What the task asks: Begin at the first line of the data and copy each line through the one containing "var lowerBound = [-30, -30, -43.75, -57.5, -71.25, -85];", that line included, with no pictures.

Collected material:
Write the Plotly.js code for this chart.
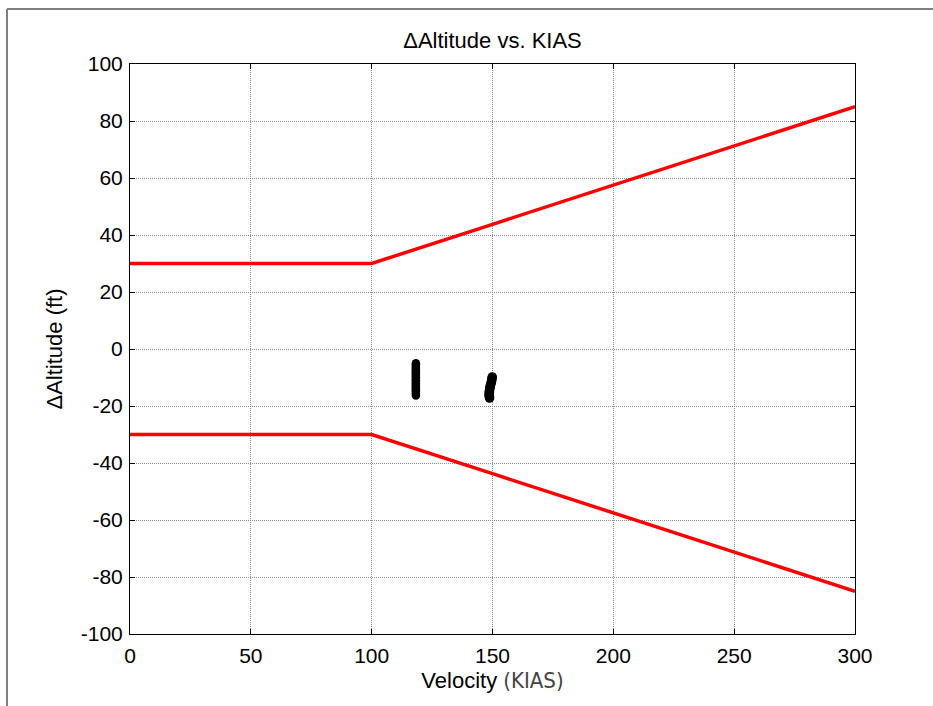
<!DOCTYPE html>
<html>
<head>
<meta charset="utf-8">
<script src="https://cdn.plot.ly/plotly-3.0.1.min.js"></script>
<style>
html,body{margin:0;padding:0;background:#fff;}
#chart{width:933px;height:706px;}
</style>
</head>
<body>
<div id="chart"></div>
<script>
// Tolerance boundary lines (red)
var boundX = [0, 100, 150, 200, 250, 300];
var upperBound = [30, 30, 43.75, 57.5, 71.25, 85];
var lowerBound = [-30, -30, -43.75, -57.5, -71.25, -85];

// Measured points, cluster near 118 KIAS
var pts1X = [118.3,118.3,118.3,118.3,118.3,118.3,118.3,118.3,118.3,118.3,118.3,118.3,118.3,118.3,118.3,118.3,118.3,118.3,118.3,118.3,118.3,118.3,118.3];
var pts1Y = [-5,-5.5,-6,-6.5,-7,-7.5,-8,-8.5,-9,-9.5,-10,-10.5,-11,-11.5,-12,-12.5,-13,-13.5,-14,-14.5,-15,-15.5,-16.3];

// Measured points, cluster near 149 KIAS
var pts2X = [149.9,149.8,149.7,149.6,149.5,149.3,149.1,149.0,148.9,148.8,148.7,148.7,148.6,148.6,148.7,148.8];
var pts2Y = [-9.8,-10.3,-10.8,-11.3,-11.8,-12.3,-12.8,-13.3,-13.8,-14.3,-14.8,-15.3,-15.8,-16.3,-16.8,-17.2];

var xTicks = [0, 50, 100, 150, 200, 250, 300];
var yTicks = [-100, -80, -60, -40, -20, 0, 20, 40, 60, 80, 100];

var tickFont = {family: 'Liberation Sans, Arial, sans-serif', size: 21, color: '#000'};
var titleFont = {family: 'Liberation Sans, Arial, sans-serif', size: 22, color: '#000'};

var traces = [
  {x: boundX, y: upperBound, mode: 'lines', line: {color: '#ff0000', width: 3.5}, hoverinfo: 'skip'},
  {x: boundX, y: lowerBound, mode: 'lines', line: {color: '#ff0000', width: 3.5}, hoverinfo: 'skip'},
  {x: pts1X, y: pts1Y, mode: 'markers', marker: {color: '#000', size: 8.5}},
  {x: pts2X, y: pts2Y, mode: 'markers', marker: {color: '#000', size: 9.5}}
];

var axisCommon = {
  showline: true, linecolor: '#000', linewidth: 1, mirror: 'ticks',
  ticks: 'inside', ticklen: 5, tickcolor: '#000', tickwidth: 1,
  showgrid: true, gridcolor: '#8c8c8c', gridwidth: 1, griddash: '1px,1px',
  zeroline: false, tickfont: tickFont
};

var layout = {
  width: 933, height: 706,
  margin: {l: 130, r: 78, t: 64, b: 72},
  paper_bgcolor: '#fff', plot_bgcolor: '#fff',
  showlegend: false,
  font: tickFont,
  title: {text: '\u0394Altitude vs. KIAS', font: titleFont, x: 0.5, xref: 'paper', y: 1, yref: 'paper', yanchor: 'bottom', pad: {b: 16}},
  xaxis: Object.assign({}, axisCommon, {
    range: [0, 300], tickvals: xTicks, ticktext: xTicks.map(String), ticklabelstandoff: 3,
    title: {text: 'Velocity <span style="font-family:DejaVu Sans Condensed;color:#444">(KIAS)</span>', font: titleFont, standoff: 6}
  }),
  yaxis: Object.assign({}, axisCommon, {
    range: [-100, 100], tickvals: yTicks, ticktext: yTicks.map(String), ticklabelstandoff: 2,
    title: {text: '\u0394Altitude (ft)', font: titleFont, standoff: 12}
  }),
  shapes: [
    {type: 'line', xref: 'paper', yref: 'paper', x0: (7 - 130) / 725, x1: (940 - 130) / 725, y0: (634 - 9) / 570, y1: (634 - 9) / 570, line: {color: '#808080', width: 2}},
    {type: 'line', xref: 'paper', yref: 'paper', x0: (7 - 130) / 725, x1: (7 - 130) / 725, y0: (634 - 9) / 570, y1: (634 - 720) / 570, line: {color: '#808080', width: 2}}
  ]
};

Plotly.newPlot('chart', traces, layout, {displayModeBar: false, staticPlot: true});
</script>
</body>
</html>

Result:
Write the Plotly.js code for this chart.
<!DOCTYPE html>
<html>
<head>
<meta charset="utf-8">
<script src="https://cdn.plot.ly/plotly-3.0.1.min.js"></script>
<style>
html,body{margin:0;padding:0;background:#fff;}
#chart{width:933px;height:706px;}
</style>
</head>
<body>
<div id="chart"></div>
<script>
// Tolerance boundary lines (red)
var boundX = [0, 100, 150, 200, 250, 300];
var upperBound = [30, 30, 43.75, 57.5, 71.25, 85];
var lowerBound = [-30, -30, -43.75, -57.5, -71.25, -85];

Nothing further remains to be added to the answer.